Yesterday was the guild's 10th anniversary, and March will mark my eighth year as its GM. I was telling people last night that my abiding opinion of the whole thing was that somehow, I didn't break it; due to a lot of people, the guild's managed to stay relatively intact throughout several expansions, and there's only been one major bit of drama. (Two, really, but the second was limited to one person.)

Right now, WoW itself is in a down period. Warlords of Draenor started strong but has turned into a wet fart of an expansion, with very little to do at the level cap, which is doubly damning since the final patch of the last expansion lasted for 14 months. The guild's quiet as a result, which is a little depressing, but I have to remind myself not to take responsibility there.

Things are better for me right now.
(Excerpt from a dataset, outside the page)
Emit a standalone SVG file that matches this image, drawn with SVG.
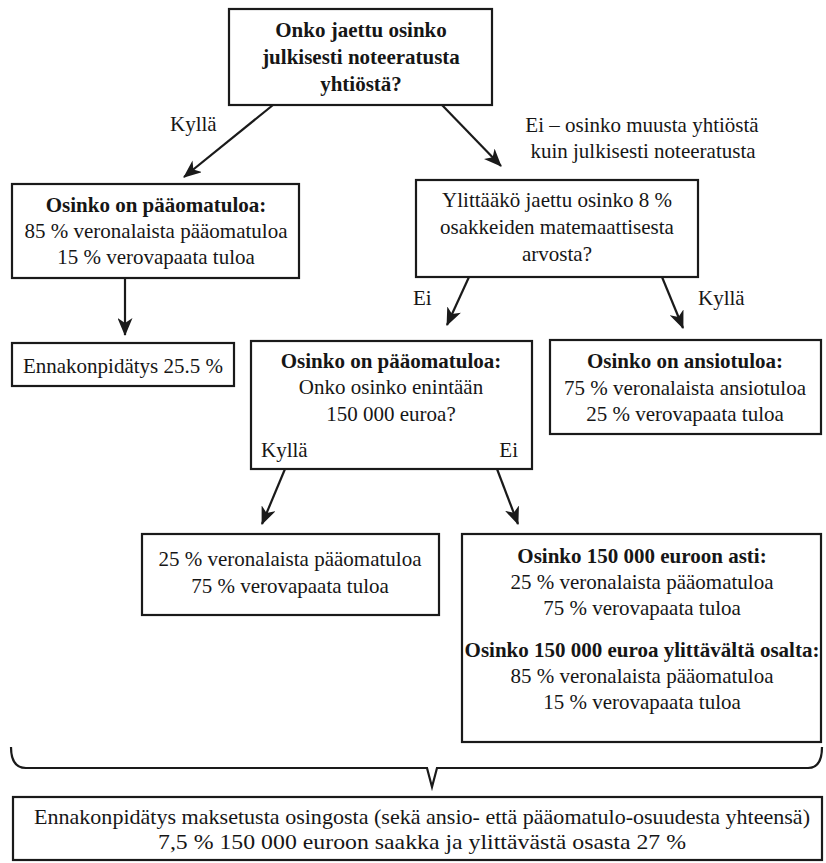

I've got a day job that works very well with my biases and leaves me with a lot of free time, which has done as much as anything to break my WoW addiction. It was never so much the game itself as the distraction it represented, and were it not for WoW I might be heavily into some other obsession. It was a useful project for that time in my life, and I learned a couple of things about dealing with people along the way.

That's something I don't think people give games in general enough credit for, although you see a lot of it in play with crafting/construction titles like Minecraft. They're a pretty decent anti-drug.